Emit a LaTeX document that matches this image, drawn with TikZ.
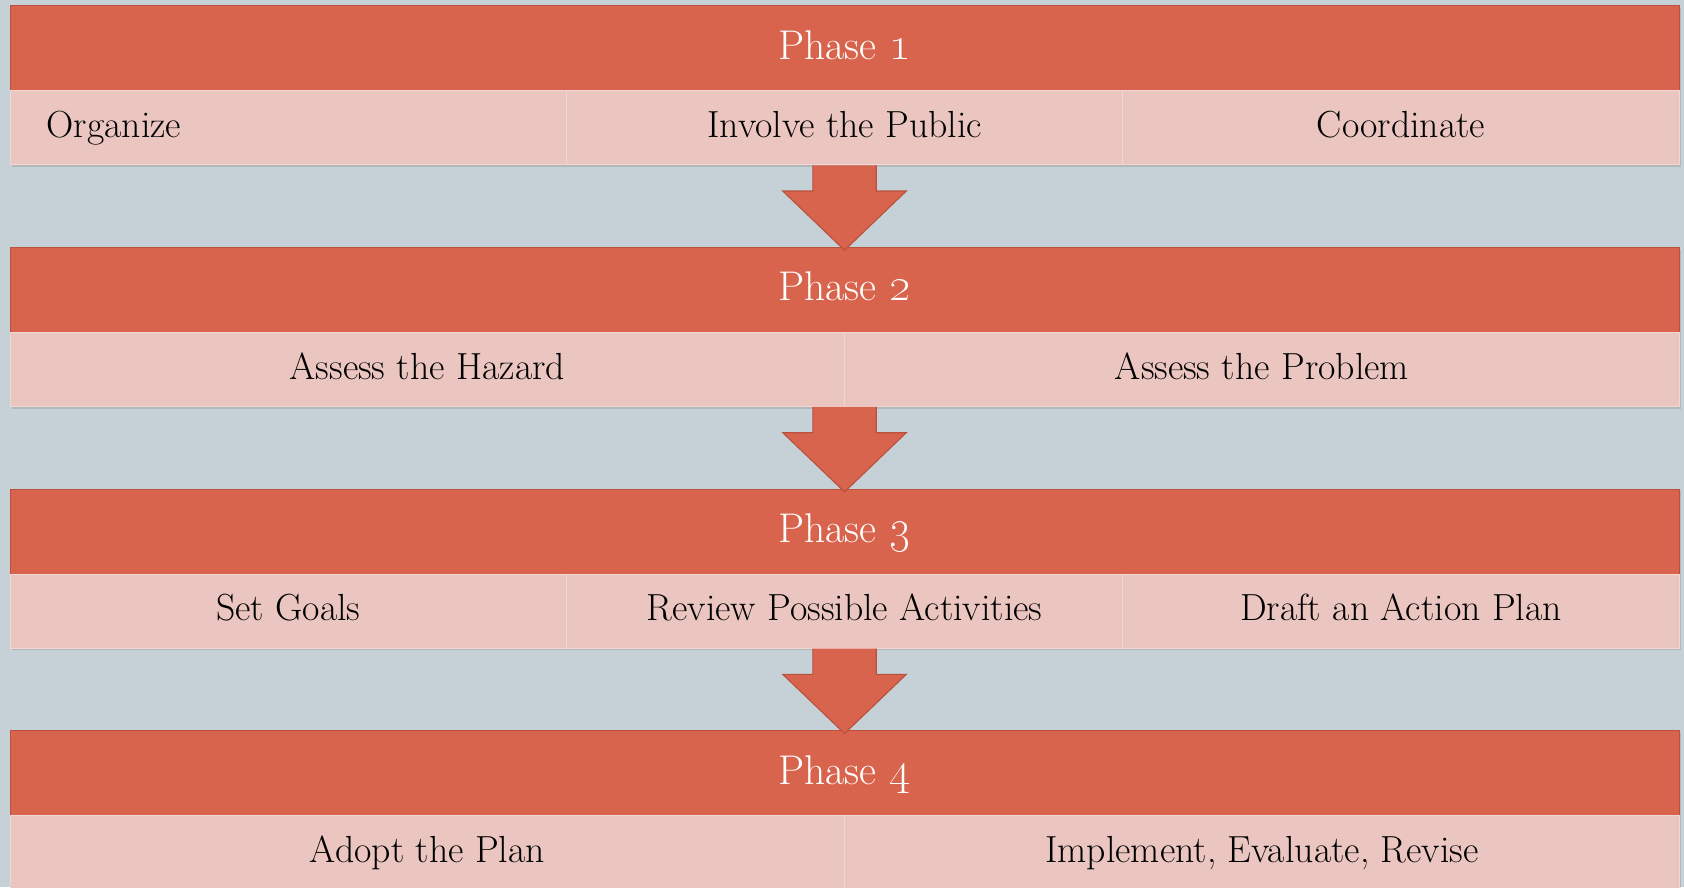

━━━━

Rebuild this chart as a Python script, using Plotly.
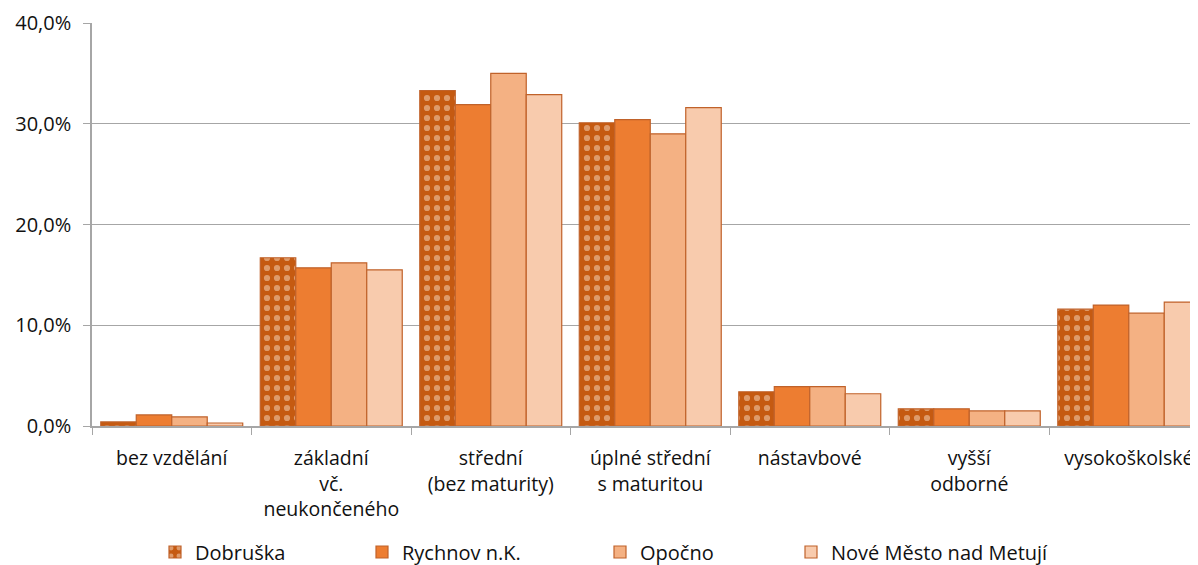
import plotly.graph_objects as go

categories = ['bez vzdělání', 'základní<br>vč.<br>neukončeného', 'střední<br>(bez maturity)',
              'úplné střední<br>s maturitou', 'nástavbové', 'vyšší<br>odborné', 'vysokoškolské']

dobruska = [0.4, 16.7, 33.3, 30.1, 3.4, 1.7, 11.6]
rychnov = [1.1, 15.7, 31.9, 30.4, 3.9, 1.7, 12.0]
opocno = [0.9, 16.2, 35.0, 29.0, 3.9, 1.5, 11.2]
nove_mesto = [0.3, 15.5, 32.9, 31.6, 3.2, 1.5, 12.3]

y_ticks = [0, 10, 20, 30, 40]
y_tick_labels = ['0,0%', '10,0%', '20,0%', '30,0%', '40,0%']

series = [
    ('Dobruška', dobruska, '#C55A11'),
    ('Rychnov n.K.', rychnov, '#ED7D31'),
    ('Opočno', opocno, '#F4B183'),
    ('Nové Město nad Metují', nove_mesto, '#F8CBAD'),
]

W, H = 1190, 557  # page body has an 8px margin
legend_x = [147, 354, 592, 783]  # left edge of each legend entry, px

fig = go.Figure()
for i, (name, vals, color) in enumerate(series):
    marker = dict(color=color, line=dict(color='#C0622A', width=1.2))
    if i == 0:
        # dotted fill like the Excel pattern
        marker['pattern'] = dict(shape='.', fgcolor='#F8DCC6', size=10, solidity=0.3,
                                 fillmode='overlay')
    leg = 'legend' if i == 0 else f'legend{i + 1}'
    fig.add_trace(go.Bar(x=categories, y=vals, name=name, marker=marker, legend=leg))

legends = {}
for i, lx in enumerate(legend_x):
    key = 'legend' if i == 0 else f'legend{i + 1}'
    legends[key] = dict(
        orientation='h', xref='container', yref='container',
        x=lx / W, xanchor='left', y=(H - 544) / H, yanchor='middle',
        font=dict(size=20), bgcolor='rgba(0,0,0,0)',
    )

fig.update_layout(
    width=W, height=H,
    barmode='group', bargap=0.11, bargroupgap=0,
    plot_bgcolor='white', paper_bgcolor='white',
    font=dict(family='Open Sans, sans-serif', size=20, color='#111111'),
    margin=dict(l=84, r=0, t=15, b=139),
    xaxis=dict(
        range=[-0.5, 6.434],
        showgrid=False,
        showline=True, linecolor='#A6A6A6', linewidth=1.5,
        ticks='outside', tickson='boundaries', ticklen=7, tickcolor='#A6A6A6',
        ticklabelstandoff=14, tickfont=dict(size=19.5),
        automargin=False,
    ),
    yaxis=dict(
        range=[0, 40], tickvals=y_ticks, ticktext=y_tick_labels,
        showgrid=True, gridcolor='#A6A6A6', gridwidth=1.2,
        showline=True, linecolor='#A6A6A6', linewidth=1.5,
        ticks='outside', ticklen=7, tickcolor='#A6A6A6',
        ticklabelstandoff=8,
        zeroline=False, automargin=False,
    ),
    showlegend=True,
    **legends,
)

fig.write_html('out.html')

━━━━

EXERCISE DIRECTIONS |
Pick out, from the lines above, every one that contains the string "this".

FULL SOLUTION |
Emit a LaTeX document that matches this image, drawn with TikZ.
Rebuild this chart as a Python script, using Plotly.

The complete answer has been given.